The Ministry of Justice (‘MoJ’) has launched a consultation “on proposals to shape future decisions on the court and tribunal estate”. The MoJ says that HM Courts & Tribunals Service is working alongside the judiciary to modernise the justice system to make access to justice quicker, easier and fairer for all – and enable some work to be held away from a physical court building, for example the filing of divorce petitions. Ministers are seeking views on how the estate can change to support this transformation. Justice Minister Lucy Frazer said: “This government is investing over £1 billion to reform and modernise the justice system – making it more convenient, easier to use, and providing better value for the taxpayer. As we increase the use of digital services, it makes sense to consider the wider role and need for Court buildings and assess whether some are still necessary to provide effective access to justice. Where physical courts are to close, every penny raised will be put back into funding changes which will make justice easier to access for all at the same time as offering protections for the most vulnerable.”

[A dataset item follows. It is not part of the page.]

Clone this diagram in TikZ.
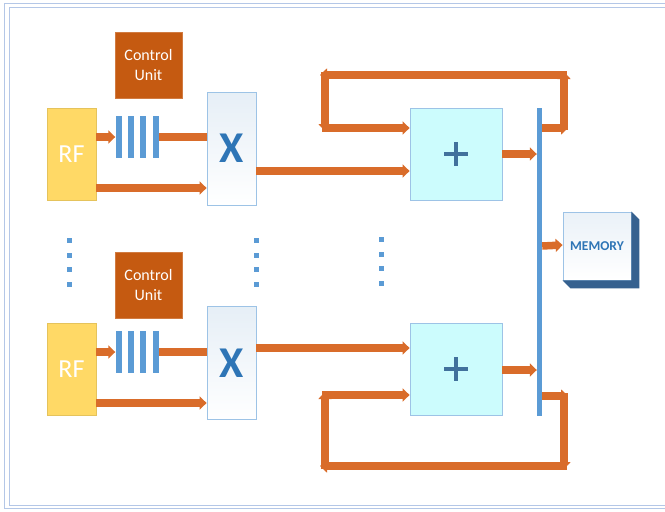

And finally, the charity the Fawcett Society, which campaigns for gender equality and women’s rights, has published a review into sex discrimination law. The review concludes that our legal system is failing women and needs fundamental reform. It also found that the police are more likely to close domestic abuse cases due to evidential difficulties compared with other violent offences. In addition, the Review Panel received evidence that a worrying number of domestic violence incidents are resolved using “street level” restorative justice, which can often be little more than an apology. It said that guidance must be strengthened to make clear that “street level” restorative justice should not be used in cases of domestic abuse or sexual violence, and data should be collected to ensure that forces are held accountable.